Leicestershire-based injecting moulding business Rutland Plastics is celebrating its 60th anniversary, and recently received the award for Best Energy and Environmental Programme of the Year at the prestigious Plastics Industry Awards 2016. EMBL spoke to director Steve Ayre to find out more.
- What’s the story behind the business?
Rutland Plastics started in 1956. It was founded by my grandfather and his business partner. I went away to university and did other things, but the business was always something I wanted to be involved in, so I arrived in 2004 as general manager.
Like most businesses in our sector we took a hit in 2008-09. Our orders fell off a cliff and we went down to 85 people, but we’ve grown steadily since then and now employ 140.
- Tell us about your Green Award. Why is sustainability important to you?
We use a lot of electricity, and it’s a significant cost. We’re always looking for ways to reduce our costs, so a sustainable approach makes sense for two reasons – it’s better for the environment, and there are commercial drivers as well.

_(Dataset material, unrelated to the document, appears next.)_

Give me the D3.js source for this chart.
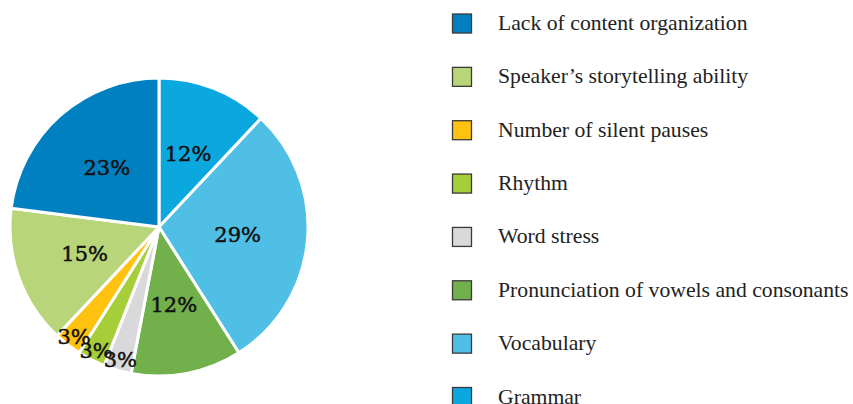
<!DOCTYPE html>
<html>
<head>
<meta charset="utf-8">
<script src="https://cdn.jsdelivr.net/npm/d3@7"></script>
<style>
  body { margin: 0; background: #fff; }
  svg { display: block; }
  .sliceLabel { font-family: "DejaVu Serif", serif; font-size: 21px; fill: #111; stroke: #111; stroke-width: 0.5px; }
  .legendText { font-family: "Liberation Serif", serif; font-size: 21.7px; fill: #222; }
</style>
</head>
<body>
<div id="chart"></div>
<script>
"use strict";

// Data - pie order, clockwise from 12 o'clock
const categories = [
  "Grammar",
  "Vocabulary",
  "Pronunciation of vowels and consonants",
  "Word stress",
  "Rhythm",
  "Number of silent pauses",
  "Speaker\u2019s storytelling ability",
  "Lack of content organization"
];
const percents = [12, 29, 12, 3, 3, 3, 15, 23];
const colors = ["#0ba7df", "#50bfe6", "#72b04b", "#d9d9db", "#a6ce39", "#ffc20e", "#b8d57a", "#0080c0"];

// legend lists categories in reverse order
const legendOrder = categories.slice().reverse();

const width = 853, height = 404;
const cx = 159, cy = 227, radius = 149;

const svg = d3.select("#chart")
  .append("svg")
  .attr("width", width)
  .attr("height", height);

const data = categories.map((c, i) => ({name: c, value: percents[i], color: colors[i]}));

const pie = d3.pie().sort(null).value(d => d.value);
const arc = d3.arc().innerRadius(0).outerRadius(radius);

const g = svg.append("g").attr("transform", `translate(${cx},${cy})`);

g.selectAll(".slice")
  .data(pie(data))
  .enter()
  .append("path")
  .attr("class", "slice")
  .attr("d", arc)
  .attr("fill", d => d.data.color)
  .attr("stroke", "#fff")
  .attr("stroke-width", 3)
  .attr("stroke-linejoin", "round");

// big slices get inside label, thin ones near the rim
const innerLabel = d3.arc().innerRadius(radius * 0.53).outerRadius(radius * 0.53);
const outerLabel = d3.arc().innerRadius(radius * 0.93).outerRadius(radius * 0.93);

g.selectAll(".sliceLabel")
  .data(pie(data))
  .enter()
  .append("text")
  .attr("class", "sliceLabel")
  .attr("transform", d => `translate(${(d.data.value < 5 ? outerLabel : innerLabel).centroid(d)})`)
  .attr("text-anchor", "middle")
  .attr("dy", "0.35em")
  .text(d => d.data.value + "%");

// Legend
const colorOf = d3.scaleOrdinal().domain(categories).range(colors);
const legendY = d3.scalePoint().domain(legendOrder).range([23.5, 397]);

const legend = svg.selectAll(".legendItem")
  .data(legendOrder)
  .enter()
  .append("g")
  .attr("class", "legendItem")
  .attr("transform", d => `translate(452,${legendY(d)})`);

legend.append("rect")
  .attr("x", 0.5)
  .attr("y", -9.5)
  .attr("width", 19)
  .attr("height", 19)
  .attr("fill", d => colorOf(d))
  .attr("stroke", "#3a3a3a")
  .attr("stroke-width", 1.3);

legend.append("text")
  .attr("class", "legendText")
  .attr("x", 46)
  .attr("dy", "0.3em")
  .text(d => d);
</script>
</body>
</html>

At Rutland Plastics our lighting and cooling systems are all green, and there are a number of solar panels on site. It’s always a focus for us.
Do others in our industry take the same approach? I suppose it depends how much energy they’re using, but I certainly know of other moulders who have a green strategy.
- Is creating local jobs something you look to do?
We recognise that we’re part of a community and have been for 60 years. Rutland Plastics is a family business and we have families working for us. The imperative is to create consistent employment. We’re not interested in hiring and firing quickly.
Skills shortages are an issue to a certain extent, but we always train internally. We have apprentices and take on a student from Loughborough University every year.
- How do you plan to grow the business?
The plan is to grow at our current site for the time being, and to use the assets we already have more effectively. We are not the sort of business that goes in for acquisitions and the like.
In terms of growing our turnover, that really depends on the type of customer we can attract.
- Has the Brexit vote caused you to change your strategy?
Only time will tell if it’s a real blow. I wasn’t expecting the leave vote to happen, personally, but we will weather the storm whatever transpires. We’re all about minimising risk where we can, so I wouldn’t say we’ve modified our approach because of the referendum result.
In the end, businesses can’t afford to sit and wait to see what happens.
- Would you say the East Midlands’ manufacturing sector is on the up?
Location isn’t necessarily that important to us, but yes, I would say the sector is in good health.